Dehors, la fournaise estivale dans laquelle j’avais marché toute l’après-midi semblait rattraper son retard. Dedans, le jeu se lançait à peine, et déjà l’océan s’étendait à perte de vue. ”Greetings, survivor. Great job not dying.”, me félicita d’entrée de jeu l’IA de ma capsule de sauvetage. Je tiquai sans le vouloir, et décidai de monter l’échelle se trouvant face à moi. Je me trouvai à l’extérieur, perché sur la capsule, appréhendant déjà l’idée de devoir plonger dans cette immensité d’eau, mais souhaitant tout à la fois m’y perdre. Là, en-dessous, c’était l’inconnu. Quelque chose que je redoutais profondément.
En matière d’introduction, Subnautica n’expliqua pas grand chose, le gameplay étant minimaliste et l’interface tout aussi minime. Le seul indicateur étant une liste de choses à construire dans le fabricateur.
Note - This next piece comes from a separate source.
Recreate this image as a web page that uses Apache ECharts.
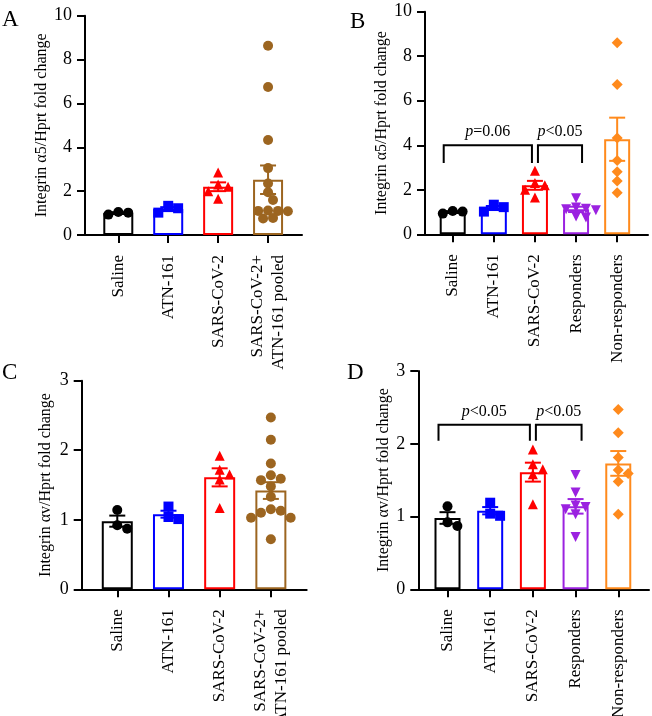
<!DOCTYPE html>
<html><head><meta charset="utf-8">
<script src="https://cdn.jsdelivr.net/npm/echarts@6/dist/echarts.min.js"></script>
<style>html,body{margin:0;padding:0;background:#fff}#c{width:652px;height:716px}</style>
</head><body><div id="c"></div>
<script>
// ---- categories / tick labels ----
const catsAC = ['Saline', 'ATN-161', 'SARS-CoV-2', 'SARS-CoV-2+\nATN-161 pooled'];
const catsBD = ['Saline', 'ATN-161', 'SARS-CoV-2', 'Responders', 'Non-responders'];
const yTitleA5 = 'Integrin α5/Hprt fold change';
const yTitleAV = 'Integrin αv/Hprt fold change';

// ---- Panel A (integrin α5) ----
const aSaline = [0.93, 1.05, 1.02];
const aAtn = [1.02, 1.33, 1.22];
const aSars = [2.85, 2.3, 2.2, 2.0, 1.65];
const aPooled = [8.63, 6.75, 4.33, 3.05, 2.35, 1.95, 1.6, 1.12, 1.1, 1.1, 1.08, 0.78, 0.75];
const aMean = [1.0, 1.18, 2.2, 2.52];
const aSem = [0.04, 0.09, 0.2, 0.65];

// ---- Panel B (integrin α5) ----
const bSaline = [0.93, 1.05, 1.02];
const bAtn = [1.02, 1.33, 1.22];
const bSars = [2.85, 2.3, 2.2, 2.0, 1.65];
const bResp = [1.62, 1.2, 1.15, 1.12, 1.08, 0.8, 0.75];
const bNonResp = [8.6, 6.73, 4.33, 3.31, 2.81, 2.39, 1.87];
const bMean = [1.0, 1.18, 2.2, 1.12, 4.27];
const bSem = [0.04, 0.09, 0.2, 0.12, 0.97];
const bBrackets = [[0, 2, 4.0, 3.2, 'p', '=0.06'], [2, 3, 4.0, 3.2, 'p', '<0.05']];

// ---- Panel C (integrin αv) ----
const cSaline = [1.14, 0.87, 0.92];
const cAtn = [1.19, 1.01, 1.04];
const cSars = [1.92, 1.72, 1.65, 1.58, 1.17];
const cPooled = [2.47, 2.15, 1.81, 1.64, 1.59, 1.57, 1.48, 1.33, 1.15, 1.13, 1.1, 1.03, 1.03, 0.72];
const cMean = [0.98, 1.08, 1.61, 1.42];
const cSem = [0.08, 0.05, 0.13, 0.12];

// ---- Panel D (integrin αv) ----
const dSaline = [1.14, 0.87, 0.92];
const dAtn = [1.19, 1.01, 1.04];
const dSars = [1.92, 1.72, 1.65, 1.58, 1.17];
const dResp = [1.57, 1.33, 1.15, 1.13, 1.1, 1.03, 0.72];
const dNonResp = [2.47, 2.15, 1.81, 1.64, 1.59, 1.48, 1.03];
const dMean = [0.98, 1.08, 1.61, 1.14, 1.73];
const dSem = [0.08, 0.05, 0.13, 0.1, 0.17];
const dBrackets = [[0, 2, 2.26, 2.04, 'p', '<0.05'], [2, 3, 2.26, 2.04, 'p', '<0.05']];

// ---- styles ----
const FONT = "'Liberation Serif','Times New Roman',serif";
const BLACK = '#000000', BLUE = '#0000ff', RED = '#ff0000', BROWN = '#9c6520', PURPLE = '#9b22e0', ORANGE = '#ff8a1c';

const panels = [
  { letter: 'A', lx: 2, ly: 8, grid: { left: 85, top: 15.7, width: 217, height: 219.3 }, xr: [-0.667, 3.68], yMax: 10, yInt: 2,
    cats: catsAC, title: yTitleA5, gap: 35, barW: 30, cap: 8,
    groups: [aSaline, aAtn, aSars, aPooled], mean: aMean, sem: aSem,
    colors: [BLACK, BLUE, RED, BROWN], symbols: ['circle', 'rect', 'triangle', 'circle'], rot: [0, 0, 0, 0], brackets: null },
  { letter: 'B', lx: 350, ly: 10, grid: { left: 425, top: 11.7, width: 223, height: 222.6 }, xr: [-0.674, 4.75], yMax: 10, yInt: 2,
    cats: catsBD, title: yTitleA5, gap: 34, barW: 26, cap: 8,
    groups: [bSaline, bAtn, bSars, bResp, bNonResp], mean: bMean, sem: bSem,
    colors: [BLACK, BLUE, RED, PURPLE, ORANGE], symbols: ['circle', 'rect', 'triangle', 'triangle', 'diamond'], rot: [0, 0, 0, 180, 0], brackets: bBrackets },
  { letter: 'C', lx: 2, ly: 361, grid: { left: 81.7, top: 380.7, width: 225, height: 208.6 }, xr: [-0.695, 3.7], yMax: 3, yInt: 1,
    cats: catsAC, title: yTitleAV, gap: 28, barW: 31, cap: 8,
    groups: [cSaline, cAtn, cSars, cPooled], mean: cMean, sem: cSem,
    colors: [BLACK, BLUE, RED, BROWN], symbols: ['circle', 'rect', 'triangle', 'circle'], rot: [0, 0, 0, 0], brackets: null },
  { letter: 'D', lx: 347, ly: 361, grid: { left: 418.3, top: 371, width: 230.7, height: 218.3 }, xr: [-0.684, 4.72], yMax: 3, yInt: 1,
    cats: catsBD, title: yTitleAV, gap: 27, barW: 26, cap: 8,
    groups: [dSaline, dAtn, dSars, dResp, dNonResp], mean: dMean, sem: dSem,
    colors: [BLACK, BLUE, RED, PURPLE, ORANGE], symbols: ['circle', 'rect', 'triangle', 'triangle', 'diamond'], rot: [0, 0, 0, 180, 0], brackets: dBrackets }
];

// simple beeswarm placement (pixel space) from data values
function swarm(values, idx, pxX, pxY, size) {
  const placed = [];
  const out = [];
  const order = values.map((v, i) => i).sort((a, b) => values[b] - values[a]);
  const step = size * 0.55;
  order.forEach(i => {
    const py = values[i] * pxY;
    let dx = 0;
    for (let k = 0; k < 40; k++) {
      const m = k === 0 ? 0 : (k % 2 ? Math.ceil(k / 2) : -Math.ceil(k / 2));
      const cand = m * step;
      const ok = placed.every(p => Math.hypot(p[0] - cand, p[1] - py) >= size * 0.95);
      if (ok) { dx = cand; break; }
    }
    placed.push([dx, py]);
    out[i] = [idx + dx / pxX, values[i]];
  });
  return out;
}

function errRender(capHalf) {
  return function (params, api) {
    const x = api.value(0), lo = api.value(1), hi = api.value(2);
    const pT = api.coord([x, hi]), pB = api.coord([x, lo]);
    const style = { stroke: api.visual('color'), lineWidth: 2, fill: null };
    return { type: 'group', children: [
      { type: 'line', shape: { x1: pT[0], y1: pT[1], x2: pB[0], y2: pB[1] }, style },
      { type: 'line', shape: { x1: pT[0] - capHalf, y1: pT[1], x2: pT[0] + capHalf, y2: pT[1] }, style },
      { type: 'line', shape: { x1: pB[0] - capHalf, y1: pB[1], x2: pB[0] + capHalf, y2: pB[1] }, style }
    ] };
  };
}

function bracketRender(brackets) {
  return function (params, api) {
    const b = brackets[params.dataIndex];
    const L = api.coord([b[0], b[2]]), R = api.coord([b[1], b[2]]);
    const legY = api.coord([b[0], b[3]])[1];
    const xl = L[0] + (b[0] === 2 ? 3 : -9);
    const xr = R[0] + (b[1] === 2 ? -3 : 6);
    const y = L[1];
    return { type: 'group', children: [
      { type: 'polyline', shape: { points: [[xl, legY], [xl, y], [xr, y], [xr, legY]] }, style: { stroke: '#000', lineWidth: 2, fill: null } },
      { type: 'text', style: { text: '{i|' + b[4] + '}' + b[5], x: (xl + xr) / 2, y: y - 5, align: 'center', verticalAlign: 'bottom',
        fontFamily: FONT, fontSize: 16, fill: '#000',
        rich: { i: { fontStyle: 'italic', fontFamily: FONT, fontSize: 16, fill: '#000' } } } }
    ] };
  };
}

const grids = [], xAxes = [], yAxes = [], series = [], graphics = [];
panels.forEach((p, gi) => {
  grids.push(Object.assign({ containLabel: false, outerBoundsMode: 'none' }, p.grid));
  const ticks = p.cats.map((c, i) => i);
  xAxes.push({
    type: 'value', gridIndex: gi, min: p.xr[0], max: p.xr[1],
    axisLine: { show: true, onZero: false, lineStyle: { color: '#000', width: 2 } },
    axisTick: { show: true, customValues: ticks, length: 8, lineStyle: { color: '#000', width: 2 } },
    axisLabel: { show: true, customValues: ticks, rotate: 90, margin: 20, formatter: v => p.cats[Math.round(v)],
      fontFamily: FONT, fontSize: 17, color: '#000', lineHeight: 21, hideOverlap: false },
    splitLine: { show: false }
  });
  yAxes.push({
    type: 'value', gridIndex: gi, min: 0, max: p.yMax, interval: p.yInt,
    name: p.title, nameLocation: 'middle', nameGap: p.gap,
    nameTextStyle: { fontFamily: FONT, fontSize: 16, color: '#000' },
    axisLine: { show: true, onZero: false, lineStyle: { color: '#000', width: 2 } },
    axisTick: { show: true, length: 8, lineStyle: { color: '#000', width: 2 } },
    axisLabel: { fontFamily: FONT, fontSize: 18, color: '#000', margin: 13 },
    splitLine: { show: false }
  });
  const pxX = p.grid.width / (p.xr[1] - p.xr[0]);
  const pxY = p.grid.height / p.yMax;
  // bars (mean)
  series.push({
    type: 'bar', xAxisIndex: gi, yAxisIndex: gi, barWidth: p.barW, z: 2, silent: true,
    data: p.mean.map((m, i) => ({ value: [i, m], itemStyle: { color: 'rgba(255,255,255,0)', borderColor: p.colors[i], borderWidth: 2 } }))
  });
  // individual points
  p.groups.forEach((vals, i) => {
    series.push({
      type: 'scatter', xAxisIndex: gi, yAxisIndex: gi, z: 3, silent: true,
      symbol: p.symbols[i], symbolRotate: p.rot[i], symbolSize: p.symbols[i] === 'diamond' ? 11 : 10,
      itemStyle: { color: p.colors[i], opacity: 1 },
      data: swarm(vals, i, pxX, pxY, 9)
    });
  });
  // error bars (mean ± SEM)
  series.push({
    type: 'custom', xAxisIndex: gi, yAxisIndex: gi, z: 4, silent: true,
    renderItem: errRender(p.cap),
    data: p.mean.map((m, i) => ({ value: [i, m - p.sem[i], m + p.sem[i]], itemStyle: { color: p.colors[i] } }))
  });
  if (p.brackets) {
    series.push({
      type: 'custom', xAxisIndex: gi, yAxisIndex: gi, z: 5, silent: true, clip: false,
      renderItem: bracketRender(p.brackets),
      data: p.brackets.map(b => [b[0], b[2]])
    });
  }
  graphics.push({ type: 'text', left: p.lx, top: p.ly, style: { text: p.letter, fontFamily: FONT, fontSize: 23, fill: '#000' } });
});

const chart = echarts.init(document.getElementById('c'), null, { renderer: 'canvas' });
chart.setOption({
  backgroundColor: '#fff',
  animation: false,
  grid: grids, xAxis: xAxes, yAxis: yAxes, series: series, graphic: graphics
});
</script>
</body></html>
Je retroussais mes manches et allais au plus urgent en attrapant d’abord quelques poissons, histoire de les transformer en eau et en nourriture consommables. De la flore et des minerais alentours, je fis un couteau, pour pouvoir me défendre ; un scanner, pour mieux comprendre le monde m’entourant ; ainsi qu’une lampe-torche pour éclairer les eaux une fois la nuit venue. Cette dernière s’avéra salutaire, l’obscurité pouvant s’avérer particulièrement oppressante. Ainsi équipé, je pus plus sereinement me familiariser avec mon environnement.
Je n’accrochai pas immédiatement à tout ça. Aux allers et retour entre ma capsule et l’océan. Aux listes de choses à construire qui tenaient un peu de la liste de courses. Ce fut au fil du temps que je réalisai combien j’appréciais… nager. Simplement nager. Je n’ai jamais été un bon nageur moi-même, mais l’eau me confia une telle liberté de mouvement dans le jeu que je me surpris à envier les personnes pouvant faire ça dans la vraie vie. Juste évoluer dans l’eau, naviguer entre les obstacles, caresser le plancher océanique, frôler les grands herbivores. Une idylle éphémère, la tension étant toujours palpable. A l’idée de manquer d’air déjà. Fuir vers la surface pour remplir ses poumons d’air étant une routine indispensable. Mais c’est la pensée, toujours présente, de croiser des créatures peu amènes, certains me l’ayant fait savoir très crûment, qui m’effraya le plus. Combattre n’étant qu’une maigre et indésirable alternative. Je me sentis néanmoins comme happé par les flots, intrigué à l’idée d’en voir plus et d’aller plus profondément sous la surface.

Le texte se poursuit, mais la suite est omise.